Suppose that all edges in ${\cal G}$ are line segments in ${\mathbb{R}}^m$ for some dimension $m \geq n$. An edge that is generated early in the construction process will be split many times in later iterations. For the purposes of finding the nearest point in $S$, however, it is best to handle this as a single segment. For example, see the three large branches that extend from the root in Figure 5.19. As the number of points increases, the benefit of agglomerating the segments increases. Let each of these agglomerated segments be referred to as a supersegment. To implement NEAREST, a primitive is needed that computes the distance between a point and a line segment. This can be performed in constant time with simple vector calculus. Using this primitive, NEAREST is implemented by iterating over all supersegments and taking the point with minimum distance among all of them. It may be possible to improve performance by building hierarchical data structures that can eliminate large sets of supersegments, but this remains to be seen experimentally.

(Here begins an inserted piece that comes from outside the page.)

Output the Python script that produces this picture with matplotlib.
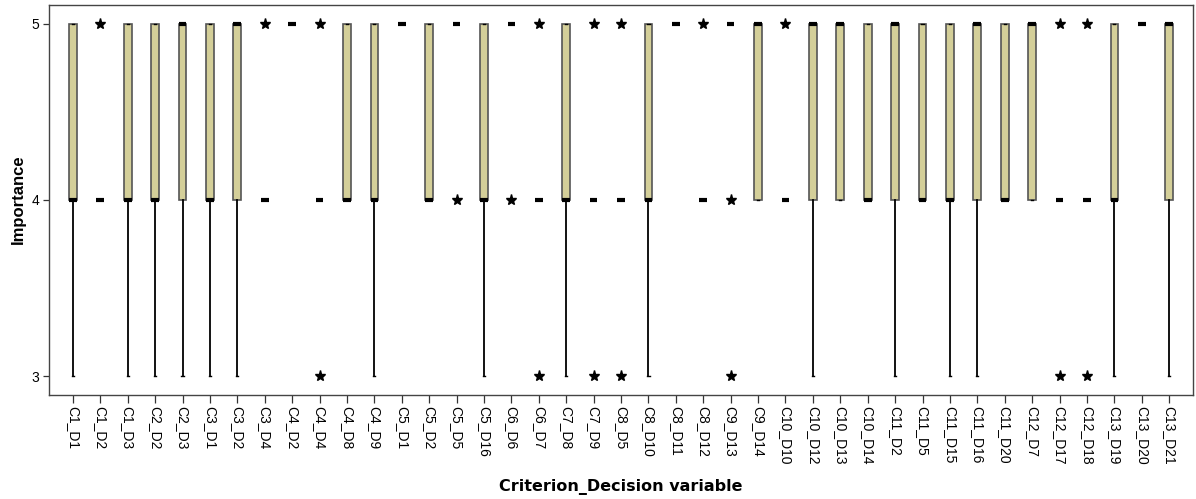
import matplotlib
matplotlib.use('Agg')
import matplotlib.pyplot as plt

labels = ['C1_D1', 'C1_D2', 'C1_D3', 'C2_D2', 'C2_D3', 'C3_D1', 'C3_D2', 'C3_D4',
          'C4_D2', 'C4_D4', 'C4_D8', 'C4_D9', 'C5_D1', 'C5_D2', 'C5_D5', 'C5_D16',
          'C6_D6', 'C6_D7', 'C7_D8', 'C7_D9', 'C8_D5', 'C8_D10', 'C8_D11', 'C8_D12',
          'C9_D13', 'C9_D14', 'C10_D10', 'C10_D12', 'C10_D13', 'C10_D14', 'C11_D2',
          'C11_D5', 'C11_D15', 'C11_D16', 'C11_D20', 'C12_D7', 'C12_D17', 'C12_D18',
          'C13_D19', 'C13_D20', 'C13_D21']

q1 = [4, 4, 4, 4, 4, 4, 4, 4, 5, 4, 4, 4, 5, 4, 5, 4, 5, 4, 4, 4, 4, 4, 5, 4,
      5, 4, 4, 4, 4, 4, 4, 4, 4, 4, 4, 4, 4, 4, 4, 5, 4]
median = [4, 4, 4, 4, 5, 4, 5, 4, 5, 4, 4, 4, 5, 4, 5, 4, 5, 4, 4, 4, 4, 4, 5, 4,
          5, 5, 4, 5, 5, 4, 5, 4, 4, 5, 4, 5, 4, 4, 4, 5, 5]
q3 = [5, 4, 5, 5, 5, 5, 5, 4, 5, 4, 5, 5, 5, 5, 5, 5, 5, 4, 5, 4, 4, 5, 5, 4,
      5, 5, 4, 5, 5, 5, 5, 5, 5, 5, 5, 5, 4, 4, 5, 5, 5]
whisker_low = [3, 4, 3, 3, 3, 3, 3, 4, 5, 4, 4, 3, 5, 4, 5, 3, 5, 4, 3, 4, 4, 3, 5, 4,
               5, 4, 4, 3, 4, 4, 3, 4, 3, 3, 4, 4, 4, 4, 3, 5, 3]
extremes = [[], [5], [], [], [], [], [], [5], [], [5, 3], [], [], [], [], [4], [],
            [4], [5, 3], [], [5, 3], [5, 3], [], [], [5], [4, 3], [], [5], [], [], [],
            [], [], [], [], [], [], [5, 3], [5, 3], [], [], []]

stats = []
for i in range(len(labels)):
    stats.append({'label': labels[i], 'q1': q1[i], 'med': median[i], 'q3': q3[i],
                  'whislo': whisker_low[i], 'whishi': q3[i], 'fliers': extremes[i]})

fig = plt.figure(figsize=(11.96, 4.99), dpi=100)
ax = fig.add_axes([0.041, 0.2084, 0.9565, 0.7816])

ax.bxp(stats, positions=range(len(labels)), widths=0.28, patch_artist=True,
       boxprops=dict(facecolor='#d4cf99', edgecolor='#555555', linewidth=1.2),
       medianprops=dict(color='black', linewidth=3.0, solid_capstyle='butt'),
       whiskerprops=dict(color='black', linewidth=1.3),
       capprops=dict(color='black', linewidth=1.0),
       capwidths=0.08,
       flierprops=dict(marker='*', markersize=8, markerfacecolor='black',
                       markeredgecolor='black', linestyle='none'))

ax.set_xlim(-0.87, len(labels) - 1 + 0.87)
ax.set_ylim(2.892, 5.108)
ax.set_yticks([3, 4, 5])
ax.set_yticklabels(['3', '4', '5'], fontsize=10, family='Liberation Sans')
ax.set_xticks(range(len(labels)))
ax.set_xticklabels(labels, rotation=270, fontsize=10, family='Liberation Sans',
                   va='top', ha='center')
ax.tick_params(axis='x', length=6, width=0.9, color='#333333', pad=2)
ax.tick_params(axis='y', length=4, width=0.9, color='#333333', pad=3)
for sp in ax.spines.values():
    sp.set_color('#444444')
    sp.set_linewidth(1.0)

fig.text(0.015, 0.6, 'Importance', rotation=90, ha='center', va='center',
         fontsize=12, fontweight='bold', family='Liberation Sans')
fig.text(0.519, 0.024, 'Criterion_Decision variable', ha='center', va='center',
         fontsize=11.5, fontweight='bold', family='DejaVu Sans')

fig.savefig('out.png', dpi=100)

In some cases, the edges of ${\cal G}$ may not be line segments. For example, the shortest paths between two points in $SO(3)$ are actually circular arcs along ${\mathbb{S}}^3$. One possible solution is to maintain a separate parameterization of ${\cal C}$ for the purposes of computing the NEAREST function. For example, $SO(3)$ can be represented as $[0,1]^3 {/\sim}$, by making the appropriate identifications to obtain ${\mathbb{RP}}^3$. Straight-line segments can then be used. The problem is that the resulting metric is not consistent with the Haar measure, which means that an accidental bias would result. Another option is to tightly enclose ${\mathbb{S}}^3$ in a 4D cube. Every point on ${\mathbb{S}}^3$ can be mapped outward onto a cube face. Due to antipodal identification, only four of the eight cube faces need to be used to obtain a bijection between the set of all rotation and the cube surface. Linear interpolation can be used along the cube faces, as long as both points remain on the same face. If the points are on different faces, then two line segments can be used by bending the shortest path around the corner between the two faces. This scheme will result in less distortion than mapping $SO(3)$ to $[0,1]^3 {/\sim}$; however, some distortion will still exist.

Another approach is to avoid distortion altogether and implement primitives that can compute the distance between a point and a curve. In the case of $SO(3)$, a primitive is needed that can find the distance between a circular arc in ${\mathbb{R}}^m$ and a point in ${\mathbb{R}}^m$. This might not be too difficult, but if the curves are more complicated, then an exact implementation of the NEAREST function may be too expensive computationally.